Issue #158 - Improving Neural Machine Translation by Bidirectional Training
Introduction
When learning a foreign language, it may be useful for humans to have examples both from their native language into the foreign one and from the foreign language into their native one. However, this type of information is not used by current neural machine translation (MT) training pipelines. Today we take a look at a paper from Ding et al. (2021) that uses bidirectional training data to initialize a unidirectional neural MT engine.
Approach
The bidirectional training corpus is obtained by swapping the source and target sentences of a parallel corpus, and appending the swapped data to the original. In order to capture cross-lingual properties, the training is first performed with the bidirectional data for a third of the total steps. Then, to ensure that the model is correctly trained in the required direction, the training is continued for the rest of the steps on the unidirectional corpus. This approach is named by the authors as Bidirectional training (BiT).
Experiments
The impact of the proposed approach on neural MT quality is assessed on five translation datasets from IWSLT and WMT shared tasks, ranging from 140,000 to 28 million segments. The experiments are performed in both directions: English<>Spanish, English<>Romanian, English<>Swedish, and English<>German (with 4.5 and 28 million examples). Experiments are also performed on more distant language pairs: English<>Chinese (WMT17, 20 million segments) and Japanese>English (WAT17, 2 million segments). Finally, BiT is evaluated on very low-resourced settings (WMT19 English-Gujurati).

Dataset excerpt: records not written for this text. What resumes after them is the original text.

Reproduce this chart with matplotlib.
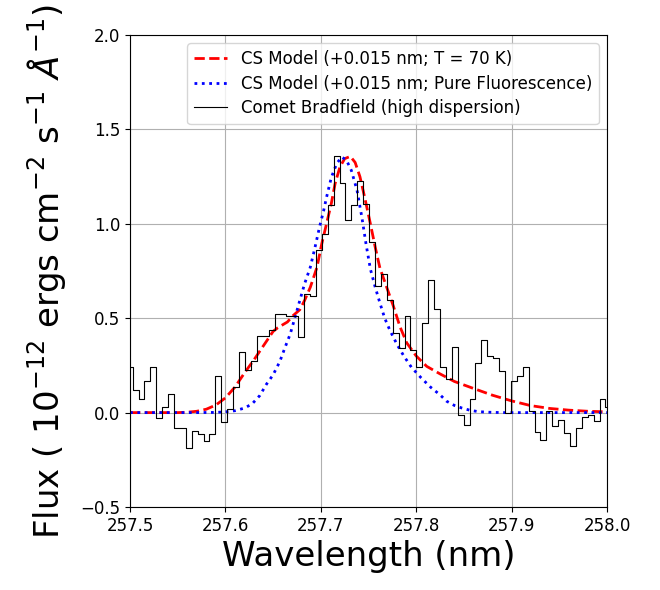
import numpy as np
import matplotlib
matplotlib.use('Agg')
import matplotlib.pyplot as plt

# observed spectrum (regular pixel grid)
obs_start = 257.4997
obs_step = 0.006195
obs_flux = [0.24, 0.12, 0.07, 0.17, 0.24, -0.03, 0.03, 0.10, -0.08, -0.08,
            -0.19, -0.10, -0.115, -0.15, -0.115, 0.195, -0.05, 0.02, 0.135, 0.32,
            0.225, 0.275, 0.405, 0.405, 0.44, 0.52, 0.52, 0.51, 0.51, 0.40,
            0.63, 0.615, 0.86, 0.945, 1.10, 1.36, 1.215, 1.02, 1.10, 1.225,
            1.105, 0.905, 0.67, 0.735, 0.595, 0.42, 0.34, 0.51, 0.33, 0.24,
            0.475, 0.70, 0.55, 0.24, 0.18, 0.35, -0.015, -0.065, 0.07, 0.265,
            0.385, 0.30, 0.29, 0.22, 0.0, 0.165, 0.195, 0.24, 0.01, -0.105,
            -0.145, 0.01, -0.07, -0.04, -0.11, -0.175, -0.08, -0.025, -0.015, -0.045,
            0.07, 0.03]

# CS model, T = 70 K
red_wl = [257.50, 257.55, 257.56, 257.57, 257.58, 257.59, 257.60, 257.61, 257.62, 257.63,
          257.64, 257.65, 257.655, 257.665, 257.671, 257.678, 257.683, 257.689, 257.696, 257.701,
          257.706, 257.711, 257.715, 257.720, 257.725, 257.731, 257.736, 257.741, 257.746, 257.752,
          257.757, 257.762, 257.769, 257.776, 257.783, 257.790, 257.800, 257.811, 257.825, 257.840,
          257.860, 257.880, 257.900, 257.920, 257.940, 257.960, 257.980, 258.0]
red_flux = [0.0, 0.0, 0.002, 0.007, 0.018, 0.04, 0.078, 0.135, 0.21, 0.28,
            0.355, 0.43, 0.45, 0.48, 0.514, 0.545, 0.594, 0.664, 0.77, 0.894,
            1.0, 1.107, 1.213, 1.30, 1.345, 1.357, 1.325, 1.25, 1.14, 1.0,
            0.877, 0.765, 0.665, 0.565, 0.455, 0.37, 0.30, 0.245, 0.205, 0.165,
            0.128, 0.092, 0.062, 0.037, 0.022, 0.013, 0.007, 0.004]

# CS model, pure fluorescence
blue_wl = [257.50, 257.57, 257.59, 257.60, 257.61, 257.62, 257.628, 257.636, 257.643, 257.65,
           257.657, 257.6625, 257.668, 257.673, 257.678, 257.683, 257.689, 257.694, 257.699, 257.703,
           257.706, 257.711, 257.7167, 257.722, 257.727, 257.732, 257.738, 257.743, 257.7475, 257.752,
           257.757, 257.762, 257.767, 257.7725, 257.78, 257.787, 257.795, 257.805, 257.815, 257.825,
           257.832, 257.84, 257.848, 257.856, 257.865, 257.876, 257.89, 258.0]
blue_flux = [0.0, 0.0, 0.001, 0.004, 0.01, 0.024, 0.046, 0.09, 0.15, 0.2,
             0.27, 0.345, 0.417, 0.505, 0.594, 0.682, 0.77, 0.877, 0.99, 1.07,
             1.14, 1.245, 1.32, 1.354, 1.336, 1.283, 1.177, 1.036, 0.89, 0.76,
             0.665, 0.58, 0.50, 0.435, 0.36, 0.30, 0.24, 0.185, 0.135, 0.094,
             0.06, 0.038, 0.024, 0.013, 0.005, 0.002, 0.0, 0.0]

obs_wl = obs_start + obs_step * np.arange(len(obs_flux))

fig = plt.figure(figsize=(6.6, 5.9), dpi=100)
ax = fig.add_axes([130/660, 1 - 507/590, 477/660, 472/590])

ax.plot(red_wl, red_flux, c='r', ls='--', lw=2, label='CS Model (+0.015 nm; T = 70 K)')
ax.plot(blue_wl, blue_flux, c='b', ls=':', lw=2, label='CS Model (+0.015 nm; Pure Fluorescence)')
ax.step(obs_wl, obs_flux, where='mid', c='k', lw=0.8, label='Comet Bradfield (high dispersion)')

ax.set_xlim(257.5, 258.0)
ax.set_ylim(-0.5, 2.0)
ax.set_xticks(np.arange(257.5, 258.01, 0.1))
ax.set_yticks(np.arange(-0.5, 2.01, 0.5))
ax.tick_params(labelsize=12)
ax.grid(True)

ax.legend(loc='upper right', fontsize=12, labelspacing=0.4)
ax.set_xlabel('Wavelength (nm)', fontsize=24.5)
ax.set_ylabel(r'Flux ( $10^{-12}$ ergs cm$^{-2}$ s$^{-1}$ $\AA^{-1}$)', fontsize=24.5, labelpad=9)

fig.savefig('out.png', dpi=100)
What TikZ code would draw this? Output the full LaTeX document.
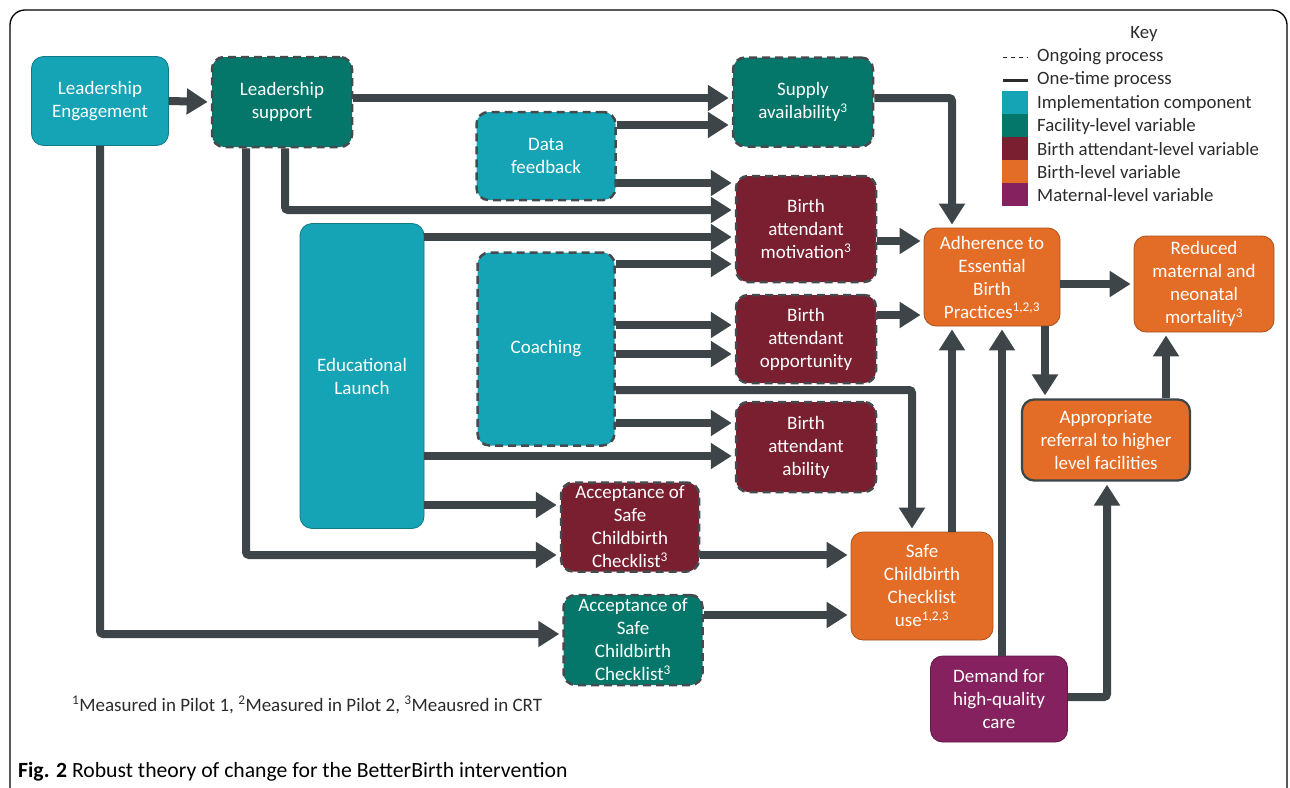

The baseline model is a Transformer Big model, or Transformer Base for WMT German-English with 4.5 million segments and English-Romanian engines.
Results
The pretraining for the first third of the total steps on the bidirectional corpus yields an improvement in BLEU score in all data sets and all translation directions, of 1.1 points on average. This improvement is significant with a p-value < 0.001 in 7 cases, and with a p-value < 0.005 in the other 3 cases. Unfortunately, only an evaluation based on BLEU score is performed.
Interestingly, the bidirectional corpus pre-training can be used for both translation directions. For example, the model obtained by training on the bidirectional corpus for the German → English direction can also be used to tune the reverse direction (English → German).
Results on more distant language pairs, such as Chinese-English or Japanese-English, also show a BLEU score improvement in all cases. The average improvement is 0.9 BLEU.
Positive results are also obtained on the low-resourced setting, with the English-Gujurati language pair. Although back-translation is not able to achieve any improvement over the baseline in this setting, BiT does. Furthermore, back-translation achieves improvement over the baseline+BiT model.
The bidirectional training approach is also combined with other popular data manipulation approaches, namely back-translation, knowledge distillation and data diversification (data diversification consists of applying back-translation and knowledge distillation on the parallel corpus). Combined with these approaches, bidirectional training still yields BLEU score improvements.
Finally, the authors claim that bidirectional training also improves word alignment, which is extracted from the attention layers. Thanks to bidirectional training, the precision is improved by 3.4% and the recall by 2.2%. The intuition behind this is that bidirectional training encourages self-attention to learn bilingual agreement.
In summary
Ding et al. (2021) propose a very simple approach in which a neural MT model is pretrained on a bidirectional corpus, and the training is continued on the unidirectional corpus. The bidirectional corpus consists of, on one side, the source segment to which the target segment is appended; on the other side, the target segment to which the source segment is appended. This approach achieves consistent and significant BLEU score improvements in a variety of language pairs and settings, including low and high-resourced pairs and combinations with backtranslation and/or knowledge distillation. Furthermore, word alignment is also improved.